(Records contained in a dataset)
____

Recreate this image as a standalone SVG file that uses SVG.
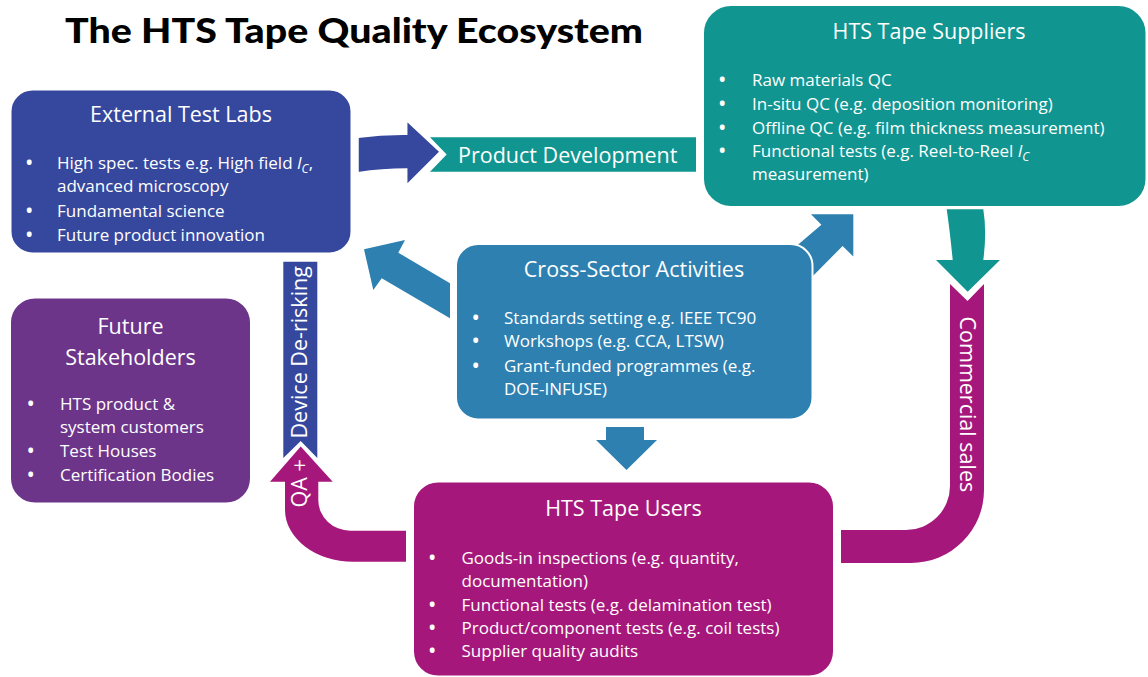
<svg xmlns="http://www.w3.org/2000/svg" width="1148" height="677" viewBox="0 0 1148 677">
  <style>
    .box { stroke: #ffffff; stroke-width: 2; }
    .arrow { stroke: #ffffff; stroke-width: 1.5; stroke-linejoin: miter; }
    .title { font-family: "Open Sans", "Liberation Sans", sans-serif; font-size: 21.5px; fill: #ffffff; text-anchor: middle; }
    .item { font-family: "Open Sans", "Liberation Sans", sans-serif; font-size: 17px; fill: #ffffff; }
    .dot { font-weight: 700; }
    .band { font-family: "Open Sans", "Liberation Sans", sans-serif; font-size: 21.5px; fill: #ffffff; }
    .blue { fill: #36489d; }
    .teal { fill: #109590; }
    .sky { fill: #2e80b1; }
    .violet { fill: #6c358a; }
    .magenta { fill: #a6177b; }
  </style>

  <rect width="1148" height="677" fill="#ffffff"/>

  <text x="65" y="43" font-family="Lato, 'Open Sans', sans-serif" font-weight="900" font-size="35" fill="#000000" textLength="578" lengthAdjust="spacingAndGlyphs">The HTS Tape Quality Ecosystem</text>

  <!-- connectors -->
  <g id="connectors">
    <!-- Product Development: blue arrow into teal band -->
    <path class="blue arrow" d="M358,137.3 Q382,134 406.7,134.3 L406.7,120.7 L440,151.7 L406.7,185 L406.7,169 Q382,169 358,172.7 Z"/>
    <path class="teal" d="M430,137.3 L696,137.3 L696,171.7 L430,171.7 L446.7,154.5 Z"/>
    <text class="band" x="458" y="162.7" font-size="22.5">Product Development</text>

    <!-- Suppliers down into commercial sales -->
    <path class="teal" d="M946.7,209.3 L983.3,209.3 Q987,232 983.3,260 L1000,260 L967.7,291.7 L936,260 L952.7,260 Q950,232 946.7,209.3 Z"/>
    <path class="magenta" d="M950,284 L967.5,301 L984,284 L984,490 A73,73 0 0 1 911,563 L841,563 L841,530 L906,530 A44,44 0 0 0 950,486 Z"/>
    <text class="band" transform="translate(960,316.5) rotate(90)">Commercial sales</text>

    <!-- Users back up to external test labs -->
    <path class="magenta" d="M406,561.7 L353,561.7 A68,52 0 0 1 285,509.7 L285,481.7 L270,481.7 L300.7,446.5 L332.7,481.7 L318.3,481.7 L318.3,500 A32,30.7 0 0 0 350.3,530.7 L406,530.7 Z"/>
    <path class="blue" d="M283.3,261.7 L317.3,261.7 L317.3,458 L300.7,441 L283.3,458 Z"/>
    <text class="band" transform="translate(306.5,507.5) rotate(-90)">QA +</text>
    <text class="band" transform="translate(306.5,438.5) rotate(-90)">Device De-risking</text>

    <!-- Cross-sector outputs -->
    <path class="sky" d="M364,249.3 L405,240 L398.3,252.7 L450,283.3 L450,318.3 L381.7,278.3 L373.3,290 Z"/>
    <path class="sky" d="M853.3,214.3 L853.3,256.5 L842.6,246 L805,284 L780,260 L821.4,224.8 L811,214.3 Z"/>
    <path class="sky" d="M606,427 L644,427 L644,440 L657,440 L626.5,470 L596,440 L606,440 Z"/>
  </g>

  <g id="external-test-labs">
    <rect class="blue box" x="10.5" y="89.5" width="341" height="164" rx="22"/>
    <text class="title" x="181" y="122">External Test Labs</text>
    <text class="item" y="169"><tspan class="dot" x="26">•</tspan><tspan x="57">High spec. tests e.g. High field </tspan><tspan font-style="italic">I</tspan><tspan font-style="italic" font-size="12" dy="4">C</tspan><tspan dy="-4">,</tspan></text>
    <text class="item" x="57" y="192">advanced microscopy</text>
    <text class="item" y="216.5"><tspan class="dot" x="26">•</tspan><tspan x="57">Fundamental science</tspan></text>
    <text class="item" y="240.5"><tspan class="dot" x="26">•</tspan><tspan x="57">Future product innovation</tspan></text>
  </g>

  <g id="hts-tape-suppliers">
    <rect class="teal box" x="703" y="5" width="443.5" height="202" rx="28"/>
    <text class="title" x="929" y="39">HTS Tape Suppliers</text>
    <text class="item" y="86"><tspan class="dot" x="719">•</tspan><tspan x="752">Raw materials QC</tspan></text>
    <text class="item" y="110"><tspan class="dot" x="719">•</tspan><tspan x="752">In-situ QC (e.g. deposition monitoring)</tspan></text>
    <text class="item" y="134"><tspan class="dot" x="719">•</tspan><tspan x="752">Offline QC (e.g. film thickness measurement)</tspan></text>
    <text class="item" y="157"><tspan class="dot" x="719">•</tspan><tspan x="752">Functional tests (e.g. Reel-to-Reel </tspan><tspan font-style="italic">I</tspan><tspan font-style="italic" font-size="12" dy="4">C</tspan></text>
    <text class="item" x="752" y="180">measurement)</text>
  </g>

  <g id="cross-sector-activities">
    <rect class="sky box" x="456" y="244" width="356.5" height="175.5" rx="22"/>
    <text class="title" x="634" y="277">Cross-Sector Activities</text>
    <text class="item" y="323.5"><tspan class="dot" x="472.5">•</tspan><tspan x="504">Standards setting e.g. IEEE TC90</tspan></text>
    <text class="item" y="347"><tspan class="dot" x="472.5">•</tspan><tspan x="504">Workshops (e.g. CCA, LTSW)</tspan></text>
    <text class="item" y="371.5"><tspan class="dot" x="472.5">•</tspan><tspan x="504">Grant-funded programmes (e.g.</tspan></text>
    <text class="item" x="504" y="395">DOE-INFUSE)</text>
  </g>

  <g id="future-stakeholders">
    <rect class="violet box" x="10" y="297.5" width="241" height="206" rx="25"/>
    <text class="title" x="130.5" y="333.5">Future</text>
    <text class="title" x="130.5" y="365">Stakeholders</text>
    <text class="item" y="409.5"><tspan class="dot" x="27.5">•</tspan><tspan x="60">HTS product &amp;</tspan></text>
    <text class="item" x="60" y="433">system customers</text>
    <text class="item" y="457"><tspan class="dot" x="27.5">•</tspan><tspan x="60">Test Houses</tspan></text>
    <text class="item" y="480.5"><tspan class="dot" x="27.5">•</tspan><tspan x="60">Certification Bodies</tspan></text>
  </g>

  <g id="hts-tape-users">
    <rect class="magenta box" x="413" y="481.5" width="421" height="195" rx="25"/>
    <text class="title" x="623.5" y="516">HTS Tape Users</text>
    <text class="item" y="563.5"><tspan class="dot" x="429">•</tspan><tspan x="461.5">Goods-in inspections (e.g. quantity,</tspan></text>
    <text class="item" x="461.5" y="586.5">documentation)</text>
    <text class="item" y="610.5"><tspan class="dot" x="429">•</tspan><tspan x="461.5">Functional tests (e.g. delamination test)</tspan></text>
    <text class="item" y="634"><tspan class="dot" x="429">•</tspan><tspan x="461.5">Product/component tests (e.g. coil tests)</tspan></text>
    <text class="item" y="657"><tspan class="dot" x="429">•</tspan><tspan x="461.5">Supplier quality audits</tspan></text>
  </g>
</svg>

____

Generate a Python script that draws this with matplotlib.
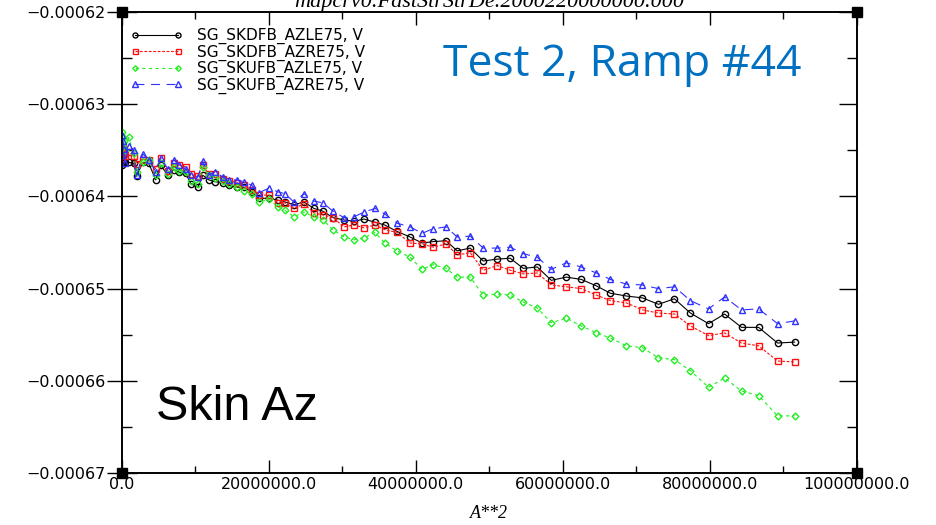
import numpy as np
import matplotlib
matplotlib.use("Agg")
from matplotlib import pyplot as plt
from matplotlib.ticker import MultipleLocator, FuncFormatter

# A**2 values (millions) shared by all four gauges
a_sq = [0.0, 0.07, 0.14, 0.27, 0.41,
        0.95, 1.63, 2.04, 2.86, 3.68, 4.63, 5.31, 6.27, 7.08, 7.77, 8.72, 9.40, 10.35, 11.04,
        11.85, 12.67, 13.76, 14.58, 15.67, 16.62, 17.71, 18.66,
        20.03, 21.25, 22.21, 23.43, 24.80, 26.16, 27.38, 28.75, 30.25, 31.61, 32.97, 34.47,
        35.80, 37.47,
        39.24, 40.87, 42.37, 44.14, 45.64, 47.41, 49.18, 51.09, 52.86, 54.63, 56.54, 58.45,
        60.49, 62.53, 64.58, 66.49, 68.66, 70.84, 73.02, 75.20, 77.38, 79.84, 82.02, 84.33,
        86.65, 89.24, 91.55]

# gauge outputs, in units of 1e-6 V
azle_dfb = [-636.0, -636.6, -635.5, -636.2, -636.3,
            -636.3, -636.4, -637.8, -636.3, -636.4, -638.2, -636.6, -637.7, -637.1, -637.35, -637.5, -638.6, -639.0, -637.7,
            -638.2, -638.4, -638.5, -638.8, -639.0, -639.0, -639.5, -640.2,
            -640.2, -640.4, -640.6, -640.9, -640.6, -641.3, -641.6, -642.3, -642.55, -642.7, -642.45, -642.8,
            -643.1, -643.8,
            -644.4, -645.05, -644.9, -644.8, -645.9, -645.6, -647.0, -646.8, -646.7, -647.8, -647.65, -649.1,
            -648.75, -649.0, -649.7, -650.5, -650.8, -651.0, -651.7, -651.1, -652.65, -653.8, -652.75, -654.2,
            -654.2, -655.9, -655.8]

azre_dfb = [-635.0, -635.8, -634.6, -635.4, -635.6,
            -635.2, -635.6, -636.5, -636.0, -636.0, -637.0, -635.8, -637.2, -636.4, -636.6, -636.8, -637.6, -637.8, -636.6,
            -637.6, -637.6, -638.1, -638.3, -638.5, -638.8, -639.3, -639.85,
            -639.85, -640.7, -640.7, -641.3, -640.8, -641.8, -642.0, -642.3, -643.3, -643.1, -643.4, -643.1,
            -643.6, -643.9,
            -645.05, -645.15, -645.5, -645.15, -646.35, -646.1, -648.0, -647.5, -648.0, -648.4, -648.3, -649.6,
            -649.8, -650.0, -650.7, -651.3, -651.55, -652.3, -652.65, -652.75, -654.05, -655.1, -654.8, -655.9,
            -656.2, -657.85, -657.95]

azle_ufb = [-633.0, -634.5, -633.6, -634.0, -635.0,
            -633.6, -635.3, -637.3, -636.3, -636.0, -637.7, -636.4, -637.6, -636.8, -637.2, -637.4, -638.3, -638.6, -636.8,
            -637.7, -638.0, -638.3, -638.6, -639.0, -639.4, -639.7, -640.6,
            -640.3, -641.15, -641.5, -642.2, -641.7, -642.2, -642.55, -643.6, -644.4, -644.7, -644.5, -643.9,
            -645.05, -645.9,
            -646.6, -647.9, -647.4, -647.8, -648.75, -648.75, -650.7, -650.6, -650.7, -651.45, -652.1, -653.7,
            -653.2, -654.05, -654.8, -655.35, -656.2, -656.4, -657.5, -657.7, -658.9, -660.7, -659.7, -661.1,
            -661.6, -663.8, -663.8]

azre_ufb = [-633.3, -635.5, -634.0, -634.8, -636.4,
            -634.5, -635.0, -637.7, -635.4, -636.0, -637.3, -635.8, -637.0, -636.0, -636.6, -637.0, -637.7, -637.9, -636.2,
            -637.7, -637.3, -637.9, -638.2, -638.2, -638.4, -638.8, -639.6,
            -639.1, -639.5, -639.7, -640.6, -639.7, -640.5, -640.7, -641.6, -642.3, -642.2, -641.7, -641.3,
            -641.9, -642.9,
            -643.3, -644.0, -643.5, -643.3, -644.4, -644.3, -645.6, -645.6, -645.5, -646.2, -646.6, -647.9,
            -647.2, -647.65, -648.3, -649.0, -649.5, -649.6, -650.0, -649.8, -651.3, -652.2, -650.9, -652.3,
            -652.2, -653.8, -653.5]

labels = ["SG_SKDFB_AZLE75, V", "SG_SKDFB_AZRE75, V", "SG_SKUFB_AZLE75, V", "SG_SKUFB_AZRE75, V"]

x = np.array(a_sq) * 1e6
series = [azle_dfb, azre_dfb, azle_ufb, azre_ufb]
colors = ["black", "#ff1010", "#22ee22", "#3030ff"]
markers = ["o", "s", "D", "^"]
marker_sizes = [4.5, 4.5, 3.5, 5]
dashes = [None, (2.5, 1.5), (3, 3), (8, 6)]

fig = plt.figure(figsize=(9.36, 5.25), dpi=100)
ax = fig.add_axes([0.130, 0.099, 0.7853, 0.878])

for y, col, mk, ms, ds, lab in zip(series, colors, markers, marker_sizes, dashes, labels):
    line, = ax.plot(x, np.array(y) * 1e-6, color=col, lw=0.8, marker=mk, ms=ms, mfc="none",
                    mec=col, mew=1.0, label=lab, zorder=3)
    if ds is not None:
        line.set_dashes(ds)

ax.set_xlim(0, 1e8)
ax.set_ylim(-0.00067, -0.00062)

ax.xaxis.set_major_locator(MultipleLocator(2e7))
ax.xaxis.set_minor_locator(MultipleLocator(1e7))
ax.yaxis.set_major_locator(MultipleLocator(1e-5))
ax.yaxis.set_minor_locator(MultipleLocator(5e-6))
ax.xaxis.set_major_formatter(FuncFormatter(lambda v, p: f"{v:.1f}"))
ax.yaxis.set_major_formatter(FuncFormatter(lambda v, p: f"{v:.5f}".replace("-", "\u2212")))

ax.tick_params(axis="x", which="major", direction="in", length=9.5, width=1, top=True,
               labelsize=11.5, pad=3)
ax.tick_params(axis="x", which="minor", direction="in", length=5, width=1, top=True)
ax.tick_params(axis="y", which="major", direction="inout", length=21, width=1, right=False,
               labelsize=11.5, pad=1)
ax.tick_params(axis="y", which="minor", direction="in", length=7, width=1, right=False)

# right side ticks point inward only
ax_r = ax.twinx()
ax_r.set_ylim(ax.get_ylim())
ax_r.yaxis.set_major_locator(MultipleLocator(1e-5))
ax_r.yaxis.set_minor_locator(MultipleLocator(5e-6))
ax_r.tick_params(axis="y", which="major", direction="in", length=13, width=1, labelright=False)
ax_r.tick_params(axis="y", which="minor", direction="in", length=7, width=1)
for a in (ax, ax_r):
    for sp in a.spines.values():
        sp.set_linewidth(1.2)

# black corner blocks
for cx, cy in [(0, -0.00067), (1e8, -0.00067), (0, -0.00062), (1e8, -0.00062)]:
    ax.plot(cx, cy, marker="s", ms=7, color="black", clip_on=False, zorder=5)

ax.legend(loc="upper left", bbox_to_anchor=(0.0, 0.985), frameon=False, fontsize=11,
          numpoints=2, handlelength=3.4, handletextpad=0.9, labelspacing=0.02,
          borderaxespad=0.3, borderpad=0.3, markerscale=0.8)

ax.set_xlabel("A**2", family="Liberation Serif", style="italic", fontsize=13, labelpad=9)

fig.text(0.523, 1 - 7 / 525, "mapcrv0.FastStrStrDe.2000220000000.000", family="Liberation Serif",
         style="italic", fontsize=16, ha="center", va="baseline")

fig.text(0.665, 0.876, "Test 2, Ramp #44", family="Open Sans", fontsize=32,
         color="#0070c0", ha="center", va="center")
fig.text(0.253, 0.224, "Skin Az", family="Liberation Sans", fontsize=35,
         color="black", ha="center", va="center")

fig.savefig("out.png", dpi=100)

____

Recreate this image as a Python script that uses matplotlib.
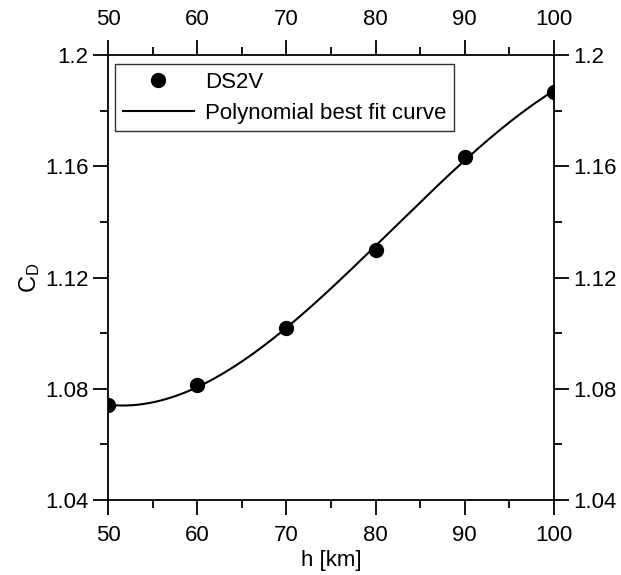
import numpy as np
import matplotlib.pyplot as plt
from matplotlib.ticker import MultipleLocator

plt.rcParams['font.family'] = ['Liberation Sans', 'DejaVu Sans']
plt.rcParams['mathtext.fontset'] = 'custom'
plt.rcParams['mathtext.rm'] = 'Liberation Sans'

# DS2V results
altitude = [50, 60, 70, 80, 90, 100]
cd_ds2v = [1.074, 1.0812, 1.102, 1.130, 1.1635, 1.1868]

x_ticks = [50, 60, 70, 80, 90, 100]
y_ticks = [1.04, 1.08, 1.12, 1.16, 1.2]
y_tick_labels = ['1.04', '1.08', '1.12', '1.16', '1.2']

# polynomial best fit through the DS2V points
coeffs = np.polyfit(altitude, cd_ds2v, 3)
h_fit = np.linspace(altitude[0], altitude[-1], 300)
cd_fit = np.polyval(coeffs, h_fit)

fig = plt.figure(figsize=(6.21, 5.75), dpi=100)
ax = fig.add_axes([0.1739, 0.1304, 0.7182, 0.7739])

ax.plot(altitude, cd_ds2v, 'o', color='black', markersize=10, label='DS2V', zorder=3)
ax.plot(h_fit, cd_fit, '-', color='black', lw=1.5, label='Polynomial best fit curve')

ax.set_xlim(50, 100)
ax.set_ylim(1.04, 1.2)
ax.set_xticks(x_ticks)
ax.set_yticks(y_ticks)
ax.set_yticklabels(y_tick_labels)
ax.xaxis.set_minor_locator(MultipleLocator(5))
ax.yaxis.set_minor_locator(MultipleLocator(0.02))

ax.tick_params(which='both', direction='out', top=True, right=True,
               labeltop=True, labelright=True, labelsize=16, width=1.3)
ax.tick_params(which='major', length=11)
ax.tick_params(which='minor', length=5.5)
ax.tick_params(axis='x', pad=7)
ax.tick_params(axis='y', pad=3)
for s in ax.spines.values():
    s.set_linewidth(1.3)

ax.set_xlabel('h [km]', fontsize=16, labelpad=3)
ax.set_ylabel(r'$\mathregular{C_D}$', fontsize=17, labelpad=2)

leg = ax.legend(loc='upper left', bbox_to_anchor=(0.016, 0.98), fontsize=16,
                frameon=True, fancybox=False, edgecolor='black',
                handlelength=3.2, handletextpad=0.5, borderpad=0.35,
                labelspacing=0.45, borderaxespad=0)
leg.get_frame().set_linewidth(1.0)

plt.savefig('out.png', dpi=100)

____

• _Problem description_: Locate the lines above that contain "this" and copy them.

• _The answer_:
Recreate this image as a standalone SVG file that uses SVG.
Generate a Python script that draws this with matplotlib.
Recreate this image as a Python script that uses matplotlib.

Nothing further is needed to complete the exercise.